Basset icon indicating copy to clipboard operation
Basset copied to clipboard

install_data.py requires more than 30 GiB of memory

Open ptn24 opened this issue 4 years ago • 2 comments

It seems like install_data.py -- in particular https://github.com/davek44/Basset/blob/6ae86b88a8df8607c58590ee84a3702662ac33dc/install_data.py#L113 and https://github.com/davek44/Basset/blob/master/src/seq_hdf5.py#L73 -- requires a lot of memory. It deterministically runs OOM on a GCE instance with 30 GiB of memory. After changing https://github.com/davek44/Basset/blob/6ae86b88a8df8607c58590ee84a3702662ac33dc/install_data.py#L113 to

seq_hdf5.py \
  -c \
  -t 71886 \
  -v 70000 \
  encode_roadmap.fa encode_roadmap_act.txt encode_roadmap.h5

install_data.py passes on the same machine. If the "-r" option is not required, then perhaps disable it by default and make it an option at the top. Otherwise, please document the memory requirements. Thank you

Additional details:

  • GCE machine type: n1-standard-8 instance
  • GCE image: c1-deeplearning-common-cu100-20200422

ptn24 avatar Apr 30 '20 06:04 ptn24

Thanks for pointing this out. The DNA sequences stored as float16's are responsible for the high memory usage. I originally made that choice to allow for storing N's as 0.25 vectors, but I haven't found that to be very helpful in the years since. I just pushed a new commit to store them as booleans, which cuts the memory usage in half. (Python unfortunately uses 8 bits for a boolean.)

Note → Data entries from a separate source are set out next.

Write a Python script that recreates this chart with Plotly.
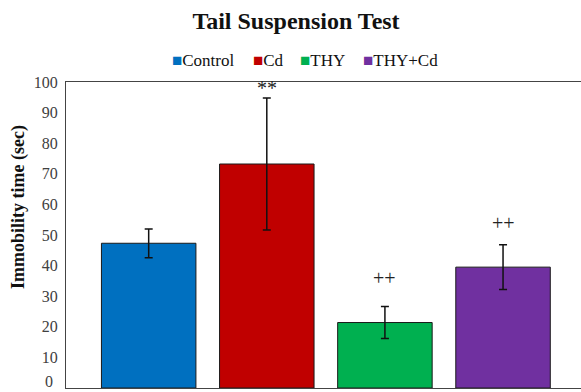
import plotly.graph_objects as go

groups = ["Control", "Cd", "THY", "THY+Cd"]
means = [47.3, 73.2, 21.4, 39.5]
errors = [4.7, 21.6, 5.2, 7.3]
colors = ["#0070C0", "#C00000", "#00B050", "#7030A0"]
marks = ["", "**", "++", "++"]
mark_y = [0, 98.0, 35.9, 54.0]
legend_x = [170, 251, 298, 361]

SERIF = "Liberation Serif, Times New Roman, serif"

fig = go.Figure()
for i, g in enumerate(groups):
    fig.add_trace(go.Bar(
        x=[i], y=[means[i]], name=g, width=0.8,
        marker=dict(color=colors[i], line=dict(color="#1a1a1a", width=1)),
        error_y=dict(type="data", array=[errors[i]], visible=True,
                     color="#111111", thickness=1.5, width=4),
        showlegend=False,
    ))

for i, m in enumerate(marks):
    if m:
        fig.add_annotation(x=i, y=mark_y[i], text=m, showarrow=False,
                           font=dict(family=SERIF, size=20, color="#222222"),
                           xref="x", yref="y")

# legend drawn as text
for i, g in enumerate(groups):
    fig.add_annotation(
        text=f"<span style='color:{colors[i]}'>■</span>{g}",
        xref="paper", yref="paper",
        x=(legend_x[i] - 66) / 515, y=(388 - 60) / 306,
        xanchor="left", yanchor="middle", showarrow=False,
        font=dict(family=SERIF, size=17, color="#111111"))

fig.add_annotation(text="0", xref="paper", yref="paper", x=-(66 - 55) / 515, y=-4 / 306,
                   xanchor="right", yanchor="bottom", showarrow=False,
                   font=dict(family=SERIF, size=16, color="#404040"))

fig.add_annotation(text="<b>Immobility time (sec)</b>", textangle=-90,
                   xref="paper", yref="paper", x=-(66 - 18) / 515, y=(388 - 207) / 306,
                   xanchor="center", yanchor="middle",
                   showarrow=False, font=dict(family=SERIF, size=18, color="#111111"))

fig.update_layout(
    width=581, height=392,
    margin=dict(l=66, r=0, t=82, b=4),
    paper_bgcolor="white", plot_bgcolor="white",
    title=dict(text="<b>Tail Suspension Test</b>", x=296/581, xanchor="center",
               xref="container", y=1 - 21/392, yanchor="middle", yref="container",
               font=dict(family=SERIF, size=24, color="#111111")),
    showlegend=False,
    bargap=0.2,
)
fig.update_xaxes(range=[-0.7, 3.66], showticklabels=False, showgrid=False,
                 zeroline=False, showline=True, linecolor="#444444", linewidth=1.2,
                 mirror=True, ticks="")
fig.update_yaxes(range=[0, 100], tickvals=[10, 20, 30, 40, 50, 60, 70, 80, 90, 100],
                 showgrid=False, zeroline=False,
                 showline=True, linecolor="#444444", linewidth=1.2, ticks="",
                 tickfont=dict(family=SERIF, size=16, color="#404040"),
                 ticklabelstandoff=4)

fig.write_html("out.html")
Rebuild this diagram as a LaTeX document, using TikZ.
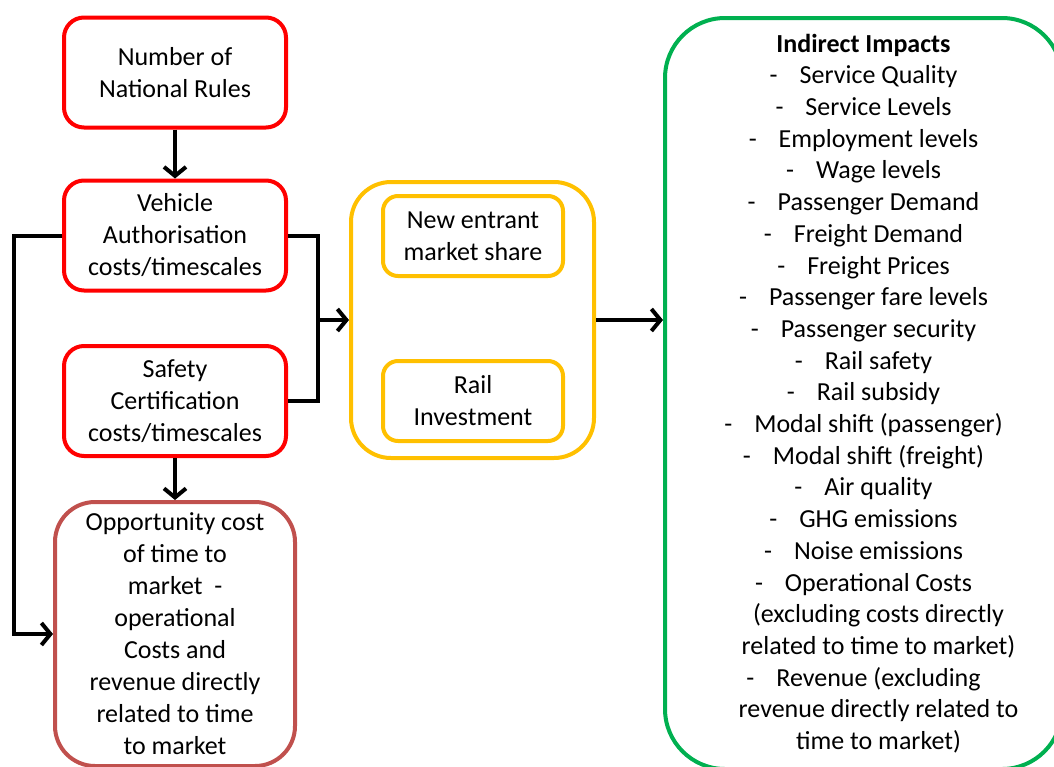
\documentclass[tikz,border=0pt]{standalone}
\usepackage{fontspec}
\setmainfont{Carlito}
\usetikzlibrary{arrows.meta}
\definecolor{boxred}{HTML}{FF0000}
\definecolor{boxbrown}{HTML}{C0504D}
\definecolor{boxyellow}{HTML}{FFC000}
\definecolor{boxgreen}{HTML}{00B050}
\newcommand{\dsh}{-\hspace{22pt}}
\newcommand{\cnt}{\hspace*{30pt}}
\begin{document}
\begin{tikzpicture}[x=1pt,y=-1pt,
  txt/.style={font=\fontsize{26}{32}\selectfont, align=center, text=black, inner sep=0pt},
  redbox/.style={txt, draw=boxred, line width=4pt, rounded corners=20pt, minimum width=222pt, minimum height=110pt},
  brownbox/.style={txt, draw=boxbrown, line width=4pt, rounded corners=40pt},
  yelbox/.style={txt, draw=boxyellow, line width=4pt, rounded corners=40pt},
  yelsub/.style={txt, draw=boxyellow, line width=4pt, rounded corners=15pt, minimum width=180pt, minimum height=80pt},
  grnbox/.style={txt, font=\fontsize{26}{31.7}\selectfont, draw=boxgreen, line width=4pt, rounded corners=60pt},
  conn/.style={line width=4pt, draw=black},
  arr/.style={conn, -{Straight Barb[length=9pt,width=22pt]}}]
\useasboundingbox (0,0) rectangle (1054,766);
\clip (0,0) rectangle (1054,766);

\node[redbox] (nr) at (175,72.5) {Number of\\National Rules};
\node[redbox] (va) at (175,235.5) {Vehicle\\Authorisation\\costs/timescales};
\node[redbox] (sc) at (175,401) {Safety\\Certification\\costs/timescales};
\node[brownbox, minimum width=240pt, minimum height=264pt] (oc) at (175,634)
  {Opportunity cost\\of time to\\market\ \ -\\operational\\Costs and\\revenue directly\\related to time\\to market};

\node[yelbox, minimum width=243pt, minimum height=276pt] (ys) at (472.5,320) {};
\node[yelsub] (ne) at (473,236) {New entrant\\market share};
\node[yelsub] (ri) at (473,401) {Rail\\Investment};

\node[grnbox, minimum width=397pt, minimum height=751pt] (ii) at (863.5,393.5)
  {\textbf{Indirect Impacts}\\
   \dsh Service Quality\\
   \dsh Service Levels\\
   \dsh Employment levels\\
   \dsh Wage levels\\
   \dsh Passenger Demand\\
   \dsh Freight Demand\\
   \dsh Freight Prices\\
   \dsh Passenger fare levels\\
   \dsh Passenger security\\
   \dsh Rail safety\\
   \dsh Rail subsidy\\
   \dsh Modal shift (passenger)\\
   \dsh Modal shift (freight)\\
   \dsh Air quality\\
   \dsh GHG emissions\\
   \dsh Noise emissions\\
   \dsh Operational Costs\\
   \cnt(excluding costs directly\\
   \cnt related to time to market)\\
   \dsh Revenue (excluding\\
   \cnt revenue directly related to\\
   \cnt time to market)};

\coordinate (j) at (318,320);
\coordinate (lft) at (14,235.5);

\draw[arr] (nr.south) -- (va.north);
\draw[arr] (sc.south) -- (oc.north);
\draw[arr] (va.west) -- (lft) |- (oc.west);
\draw[conn] (va.east) -| (j) |- (sc.east);
\draw[arr] (j) -- (ys.west);
\draw[arr] (ys.east) -- (ys.east -| ii.west);
\end{tikzpicture}
\end{document}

I also removed the "-r" option, which permutes the sequences before dividing into train/valid/test according to the current order. I believe the script should always permute, since input BED files will often be nonrandomly ordered. I recommend that you regenerate your training dataset with the new commit.

davek44 avatar May 02 '20 17:05 davek44

Thank you, @davek44 ! Let me play around with the new commit

ptn24 avatar May 06 '20 08:05 ptn24